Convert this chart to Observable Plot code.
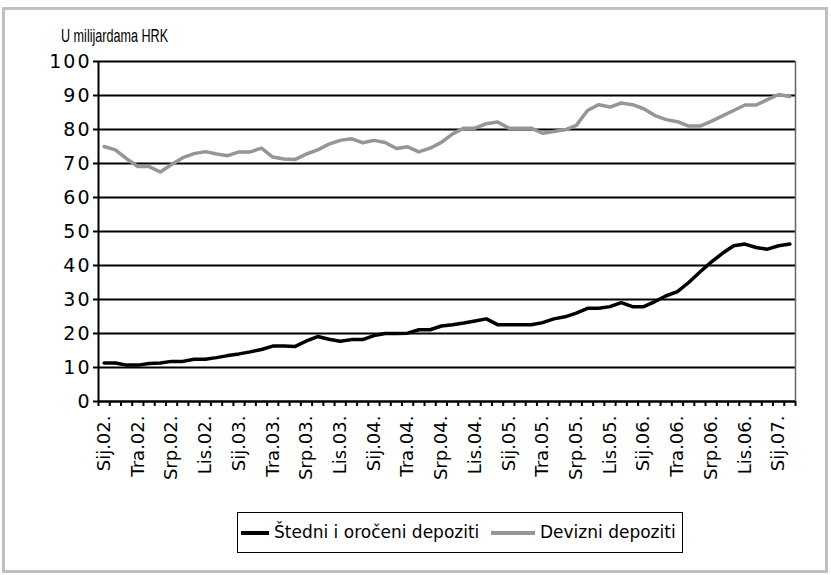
<!DOCTYPE html>
<html>
<head>
<meta charset="utf-8">
<script src="https://cdn.jsdelivr.net/npm/d3@7"></script>
<script src="https://cdn.jsdelivr.net/npm/@observablehq/plot@0.6"></script>
<style>
  html, body { margin: 0; padding: 0; background: #fff; }
  body { width: 831px; height: 575px; position: relative; overflow: hidden; font-family: "DejaVu Sans", sans-serif; }
  #frame { position: absolute; left: 2px; top: 7px; width: 820px; height: 560px; border: 3px solid #c0c0c0; }
  #chart { position: absolute; left: 0; top: 0; }
  #unit { position: absolute; left: 61px; top: 26px; font-family: "Liberation Sans", sans-serif; font-size: 18px; color: #000; transform: scaleX(0.7); transform-origin: left top; white-space: nowrap; }
  #legend { position: absolute; left: 237px; top: 512px; width: 444px; height: 39px; border: 1.5px solid #000; background: #fff; font-size: 17px; }
  #legend .sw { position: absolute; top: 18px; height: 4px; }
  #legend .lb { position: absolute; top: 9px; white-space: nowrap; }
  .yax text { letter-spacing: 2px; }
</style>
</head>
<body>
<div id="frame"></div>
<div id="chart"></div>
<div id="unit">U milijardama HRK</div>
<div id="legend"></div>
<script>
// ---- data ----
const monthNames = ["Sij", "Velj", "Ožu", "Tra", "Svi", "Lip", "Srp", "Kol", "Ruj", "Lis", "Stu", "Pro"];
const yearLabels = ["02", "03", "04", "05", "06", "07"];
const categories = yearLabels.flatMap(y => monthNames.map(m => `${m}.${y}.`)).slice(0, 62);

const seriesNames = ["Štedni i oročeni depoziti", "Devizni depoziti"];
const seriesColors = ["#000000", "#969696"];

const stedni = [
  11.3, 11.3, 10.7, 10.7, 11.2, 11.3, 11.8, 11.8, 12.4, 12.4, 12.9, 13.5,
  14.0, 14.6, 15.3, 16.3, 16.3, 16.2, 17.8, 19.1, 18.3, 17.7, 18.2, 18.2,
  19.4, 20.0, 20.0, 20.1, 21.1, 21.1, 22.2, 22.6, 23.1, 23.7, 24.3, 22.6,
  22.6, 22.6, 22.6, 23.2, 24.3, 24.9, 26.0, 27.4, 27.4, 27.9, 29.1, 27.9,
  27.9, 29.4, 31.1, 32.3, 35.0, 38.1, 41.0, 43.6, 45.8, 46.3, 45.3, 44.8,
  45.8, 46.3
];
const devizni = [
  75.0, 74.0, 71.4, 69.1, 69.1, 67.5, 69.7, 71.7, 72.9, 73.5, 72.8, 72.3,
  73.4, 73.4, 74.5, 71.9, 71.3, 71.2, 72.8, 74.0, 75.7, 76.8, 77.3, 76.1,
  76.8, 76.2, 74.4, 74.9, 73.4, 74.5, 76.2, 78.7, 80.4, 80.4, 81.7, 82.2,
  80.4, 80.4, 80.4, 78.9, 79.4, 79.9, 81.2, 85.6, 87.3, 86.6, 87.8, 87.3,
  86.1, 84.1, 82.9, 82.3, 81.0, 81.0, 82.4, 84.0, 85.6, 87.2, 87.2, 88.8,
  90.3, 89.7
];
const yTicks = [0, 10, 20, 30, 40, 50, 60, 70, 80, 90, 100];

// ---- table ----
const rows = [
  ...stedni.map((v, i) => ({i, v, s: seriesNames[0]})),
  ...devizni.map((v, i) => ({i, v, s: seriesNames[1]}))
];
const n = categories.length;
const boundaries = d3.range(n + 1).map(k => k - 0.5);
const labelIdx = d3.range(0, n, 3);

const chart = Plot.plot({
  width: 831,
  height: 500,
  marginLeft: 98,
  marginRight: 36,
  marginTop: 61,
  marginBottom: 99,
  style: {fontFamily: "DejaVu Sans, sans-serif", fontSize: "18px", color: "#000", background: "transparent"},
  x: {type: "linear", domain: [-0.5, n - 0.5]},
  y: {domain: [0, 100]},
  marks: [
    Plot.gridY(yTicks, {stroke: "#000", strokeOpacity: 1, strokeWidth: 2}),
    Plot.ruleX([n - 0.5], {y1: 0, y2: 100, stroke: "#666", strokeWidth: 1.5}),
    Plot.ruleX([-0.5], {y1: 0, y2: 100, stroke: "#000", strokeWidth: 2}),
    Plot.ruleY([0], {stroke: "#000", strokeWidth: 2}),
    Plot.axisY({ticks: yTicks, tickSize: 5, tickPadding: 2, strokeWidth: 2, label: null, fontSize: 19, className: "yax"}),
    Plot.axisX({ticks: boundaries, tickSize: 5, strokeWidth: 2, tickFormat: () => "", label: null}),
    Plot.axisX({ticks: labelIdx, tickSize: 0, tickPadding: 14, tickRotate: -90, tickFormat: i => categories[i], label: null, fontSize: 18}),
    Plot.lineY(rows, {x: "i", y: "v", z: "s", stroke: "s", strokeWidth: 3.5, strokeLinejoin: "round"})
  ],
  color: {domain: seriesNames, range: seriesColors}
});
document.getElementById("chart").appendChild(chart);

// ---- legend ----
const legend = document.getElementById("legend");
const lg = [
  {sw: 3, w: 28, tx: 36},
  {sw: 253, w: 44, tx: 302}
];
seriesNames.forEach((name, k) => {
  const sw = document.createElement("div");
  sw.className = "sw";
  sw.style.left = lg[k].sw + "px";
  sw.style.width = lg[k].w + "px";
  sw.style.background = seriesColors[k];
  legend.appendChild(sw);
  const lb = document.createElement("div");
  lb.className = "lb";
  lb.style.left = lg[k].tx + "px";
  lb.textContent = name;
  legend.appendChild(lb);
});
</script>
</body>
</html>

===============

(What is needed)
Copy all lines from the material that hold "chart".

(Task result)
Convert this chart to Observable Plot code.
  #chart { position: absolute; left: 0; top: 0; }
<div id="chart"></div>
const chart = Plot.plot({
document.getElementById("chart").appendChild(chart);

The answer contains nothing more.